The envelope comes from the county. You open it standing over the kitchen counter, and the number inside says your house is worth a third more than it was three years ago. In Cleveland the notices said nearly half again. In East Cleveland, some said two-thirds more.
For a lot of Ohioans in 2024, that was the moment the panic started. If the house is worth 32% more, the tax bill must be about to jump 32% too. That math feels obvious. It is also wrong, and the gap between what feels obvious and what actually lands in your mailbox is the whole story of Ohio property taxes right now.
So here is the mechanism, in plain terms, because almost nobody handed it to homeowners when the reappraisal notices went out.
Value and bill are two different numbers
Two numbers get treated as one. Your home's assessed value is what the county thinks your property is worth. Your tax bill is what you actually owe. People treat these as the same lever, where one goes up and the other follows in lockstep. They are not the same lever. There is a formula sitting between them, and the formula is built to break the lockstep on purpose.
That formula runs on mills. A mill is just a unit of tax rate, a fixed amount owed per dollar of taxable value. When your community votes for a school levy or a safety levy, it is voting in mills. And here is the part that matters more than any other sentence in this piece: most of those voted levies are designed to raise a set amount of money, not a set rate.

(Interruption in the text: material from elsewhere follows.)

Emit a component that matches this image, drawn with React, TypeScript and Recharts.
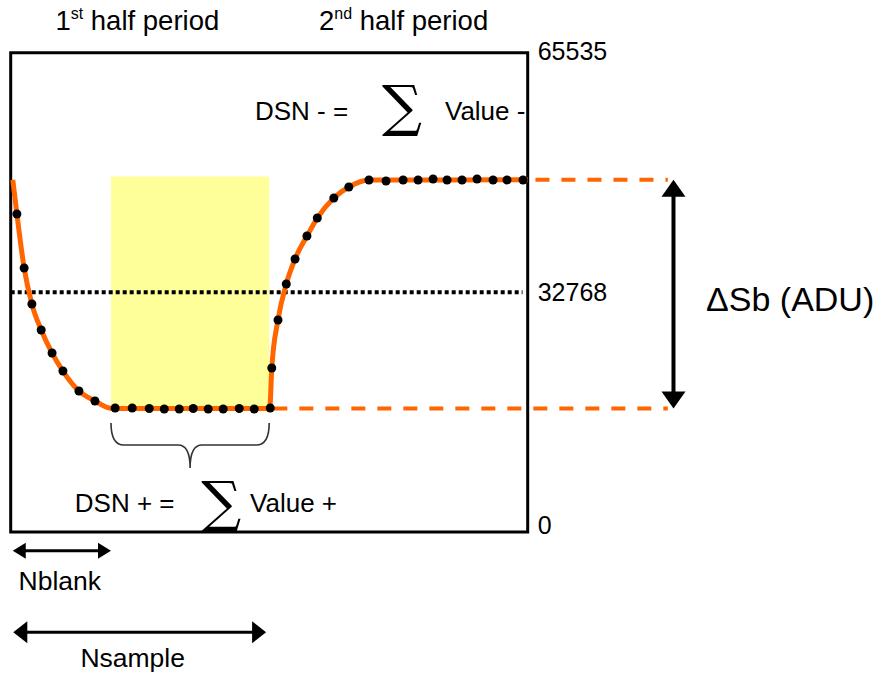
import React from "react";
import {
  ComposedChart, XAxis, YAxis, Line, Scatter,
  ReferenceArea, ReferenceLine, ReferenceDot,
} from "recharts";

// x: time in % of the modulation period, y: signal in ADU
const sampleTimes = [
  1.2, 2.6, 4.1, 5.9, 8.0, 10.1, 13.2, 16.3,
  20.2, 23.5, 26.8, 29.7, 32.6, 35.3, 38.2, 41.1, 44.2, 47.1, 50.2,
  50.5, 51.7, 53.3, 55.0, 57.3, 59.3, 62.5, 65.4,
  69.3, 72.6, 75.9, 78.8, 81.7, 84.4, 87.3, 90.2, 93.3, 96.0, 99.1,
];
const sampleValues = [
  43480, 36100, 31170, 27620, 24480, 22010, 19280, 17910,
  16950, 16950, 16880, 16820, 16820, 16880, 16820, 16820, 16880, 16820, 16950,
  22420, 28990, 33910, 37330, 40470, 42930, 45670, 47170,
  48130, 47990, 48130, 48130, 48270, 48130, 48130, 48270, 48130, 48130, 48130,
];

const curveTimes = [0.4, 1.2, 2.6, 4.1, 5.9, 8.0, 10.1, 13.2, 16.3, 19.5, 50.1, 50.5, 51.7, 53.3, 55.0, 57.3, 59.3, 62.5, 65.4, 69.3, 100];
const curveValues = [48150, 43480, 36100, 31170, 27620, 24480, 22010, 19280, 17910, 16900, 16900, 22420, 28990, 33910, 37330, 40470, 42930, 45670, 47170, 48130, 48150];

const yTicks = [0, 32768, 65535];
const midLevel = 32768;
const lowLevel = 16900;
const highLevel = 48150;
const windowTop = 48600;
const nBlank = 19.4;
const nSample = 49.4;
const halfPeriod = 50;

const ORANGE = "#ff6600";
const SANS = "'Liberation Sans', Arial, sans-serif";
const SIGMA_FONT = "'DejaVu Serif', 'Liberation Serif', serif";

const samples = sampleTimes.map((t, i) => ({ t, v: sampleValues[i] }));
const curve = curveTimes.map((t, i) => ({ t, v: curveValues[i] }));

function doubleArrow(len: number, half: number, width: number) {
  return (p: any) => {
    const { x1, y1, x2, y2 } = p;
    const d = Math.hypot(x2 - x1, y2 - y1) || 1;
    const ux = (x2 - x1) / d, uy = (y2 - y1) / d;
    const nx = -uy, ny = ux;
    const head = (tx: number, ty: number, s: number) => {
      const bx = tx + s * ux * len, by = ty + s * uy * len;
      return `${tx},${ty} ${bx + nx * half},${by + ny * half} ${bx - nx * half},${by - ny * half}`;
    };
    return (
      <g>
        <line x1={x1 + ux * len * 0.8} y1={y1 + uy * len * 0.8} x2={x2 - ux * len * 0.8} y2={y2 - uy * len * 0.8} stroke="#000" strokeWidth={width} />
        <polygon points={head(x1, y1, 1)} fill="#000" />
        <polygon points={head(x2, y2, -1)} fill="#000" />
      </g>
    );
  };
}

function Brace(p: any) {
  const { x, y, width: w, height: h } = p;
  const m = y + h * 0.49;
  const cx = x + w / 2;
  const d = `M${x},${y} Q${x},${m} ${x + 13},${m} L${cx - 12},${m} Q${cx},${m} ${cx},${y + h} Q${cx},${m} ${cx + 12},${m} L${x + w - 13},${m} Q${x + w},${m} ${x + w},${y}`;
  return <path d={d} fill="none" stroke="#333" strokeWidth={1.6} />;
}

function note(key: string, x: number, y: number, body: React.ReactNode, opts: any = {}) {
  return (
    <ReferenceDot
      key={key}
      x={x}
      y={y}
      r={0}
      ifOverflow="visible"
      shape={(p: any) => (
        <text
          x={p.cx}
          y={p.cy}
          fontFamily={opts.family || SANS}
          fontSize={opts.size || 26}
          textAnchor={opts.anchor || "start"}
          fill="#000"
        >
          {body}
        </text>
      )}
    />
  );
}

function YTick(p: any) {
  const { x, y, payload } = p;
  const dy = payload.value === 0 ? -7 : payload.value === 65535 ? -2 : 0;
  return (
    <text x={x} y={y + dy} dy="0.36em" fontFamily={SANS} fontSize={25} textAnchor="start" fill="#000">
      {payload.value}
    </text>
  );
}

export default function App() {
  return (
    <div style={{ position: "absolute", left: 0, top: 0, background: "#fff" }}>
      <ComposedChart
        width={878}
        height={675}
        margin={{ top: 52.7, left: 10.7, right: 290.3, bottom: 143 }}
      >
        <XAxis dataKey="t" type="number" domain={[0, 100]} hide />
        <YAxis
          dataKey="v"
          type="number"
          orientation="right"
          domain={[0, 65535]}
          ticks={yTicks}
          width={60}
          axisLine={false}
          tickLine={false}
          tickSize={0}
          tickMargin={10}
          tick={<YTick />}
        />

        <ReferenceArea x1={nBlank} x2={halfPeriod} y1={lowLevel} y2={windowTop} fill="#ffff99" fillOpacity={1} stroke="none" ifOverflow="visible" />
        <ReferenceLine segment={[{ x: 0, y: midLevel }, { x: 99, y: midLevel }]} stroke="#000" strokeWidth={4} strokeDasharray="4 3" ifOverflow="visible" />
        <ReferenceLine segment={[{ x: 50.8, y: lowLevel }, { x: 127.1, y: lowLevel }]} stroke={ORANGE} strokeWidth={4} strokeDasharray="14 12" ifOverflow="visible" />
        <ReferenceLine segment={[{ x: 101.5, y: highLevel }, { x: 127.1, y: highLevel }]} stroke={ORANGE} strokeWidth={4} strokeDasharray="14 12" ifOverflow="visible" />

        <Line data={curve} dataKey="v" type="monotone" stroke={ORANGE} strokeWidth={5} dot={false} activeDot={false} isAnimationActive={false} />
        <Scatter
          data={samples}
          dataKey="v"
          isAnimationActive={false}
          shape={(p: any) => <circle cx={p.cx} cy={p.cy} r={4.5} fill="#000" />}
        />

        <ReferenceArea x1={0} x2={100} y1={0} y2={65535} fill="none" stroke="#000" strokeWidth={3} ifOverflow="visible" />

        <ReferenceArea x1={nBlank} x2={halfPeriod} y1={8750} y2={14900} ifOverflow="visible" shape={<Brace />} />

        <ReferenceLine segment={[{ x: 128.2, y: highLevel }, { x: 128.2, y: lowLevel }]} ifOverflow="visible" shape={doubleArrow(17, 12, 4)} />
        <ReferenceLine segment={[{ x: 0.4, y: -2560 }, { x: nBlank, y: -2560 }]} ifOverflow="visible" shape={doubleArrow(13, 8, 3)} />
        <ReferenceLine segment={[{ x: 0.5, y: -13710 }, { x: nSample, y: -13710 }]} ifOverflow="visible" shape={doubleArrow(14, 11, 3)} />

        {note("h1", 24.5, 68640, <>1<tspan dy={-11} fontSize={16}>st</tspan><tspan dy={11}> half period</tspan></>, { anchor: "middle", size: 27.5 })}
        {note("h2", 76, 68640, <>2<tspan dy={-11} fontSize={16}>nd</tspan><tspan dy={11}> half period</tspan></>, { anchor: "middle", size: 27.5 })}

        {note("dm1", 47.25, 56330, "DSN - =")}
        {note("dm2", 75.7, 55600, "\u2211", { anchor: "middle", family: SIGMA_FONT, size: 56 })}
        {note("dm3", 84.0, 56330, "Value -")}

        {note("dp1", 12.4, 2735, "DSN + =")}
        {note("dp2", 40.7, 1500, "\u2211", { anchor: "middle", family: SIGMA_FONT, size: 56 })}
        {note("dp3", 46.3, 2735, "Value +")}

        {note("dsb", 134.5, 30200, "\u0394Sb (ADU)", { size: 34 })}
        {note("nb", 9.5, -7930, "Nblank", { anchor: "middle", size: 26.5 })}
        {note("ns", 23.6, -18420, "Nsample", { anchor: "middle", size: 26.5 })}
      </ComposedChart>
    </div>
  );
}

Hold onto that. A levy that funds the schools was approved to bring in, say, a certain number of dollars for the district. Not a percentage that floats up forever. A pot of money the community agreed to fill.
Why the rate falls when the value rises
Now watch what happens when every house in the county gets reappraised at once and values jump 32%.
The levy still only needs to collect the amount voters approved. But the pool of value it draws from just got a third bigger. If the rate stayed put, the levy would suddenly rake in far more than it was ever authorized to. So the formula does the correction automatically. It rolls the rate back down. The mills drop so that the fixed pot of money comes out to roughly the same size it was before the values moved.
Bigger base, smaller rate, same collection. That is the rollback, and it is why the reappraisal did not double anyone's bill.
Think of it as a potluck where the dish costs a hundred dollars and the whole neighborhood splits it. If ten more families move in, your slice of the hundred dollars gets smaller, even though the value of the neighborhood went up. The bill is tied to the cost of the dish, not to how nice the houses got.
So why did bills go up at all?
Because the rollback softens the blow, it does not erase it. A few things still push bills upward.
The rollback protects the levies that were already voted in at fixed amounts. It does not cover everything. Certain minimum rates and certain kinds of levies are not fully cushioned, so a slice of the value increase does pass through. And reappraisals do not move every house the same. When your home rises faster than the county average, your share of that fixed pot grows relative to your neighbors, and your bill ticks up even after the rollback. When it rises slower, you can come out flatter. The countywide average masks a lot of individual variation.
Then there is the obvious one. Voters keep approving new levies. Every fresh levy is new money on top of the rolled-back base, and no formula rolls that back, because you asked for it at the ballot box.
Add it up and you get the pattern Cuyahoga County actually saw in its 2024 reappraisal. Values up about 32% countywide, nearly 49% in Cleveland, as much as 67% in East Cleveland. Bills up too, but nowhere close to those figures. The formula did its job. The sticker-shock number and the bill number parted ways, exactly as designed.
Why this explainer is worth your time
The 32% was the number that went on television. It was the number that landed on the counter and made your stomach drop. And a number that scary, left unexplained, does political work.
An entire movement grew out of that panic. Two separate groups gathered hundreds of thousands of signatures to abolish Ohio property taxes outright, by writing the abolition into the state constitution. They came up short of the roughly 413,000 valid signatures needed and missed the July 2026 deadline, so the question moves to 2027 rather than this November. But the energy behind it was real, and it was fed almost entirely by the assumption that the reappraisal number and the tax bill were the same thing.
They are not, and the difference is not a small technicality. Ohio's local governments collect around 24 billion dollars a year in property taxes. Schools are the single biggest thing that money holds up. Police, fire, libraries, the services your town runs on. Abolition does not trim that. It deletes it, with nothing named to replace it. A coalition of more than sixty-five organizations called the plan reckless for exactly that reason.
You can think Ohio's property taxes are too high. Plenty of people on fixed incomes have a real case, and the state has moved on targeted relief for them. But "my bill is going to double because my value went up 32%" is a claim the formula already answered, quietly, before the bill ever arrived. The rollback is not a loophole or a trick. It is the part of the system doing what voters built it to do.
The scary number was the sticker on a house you don't have to buy. So strip out the panic and ask the harder thing: how much did your bill actually move, and is that a number worth burning down the schools to fight?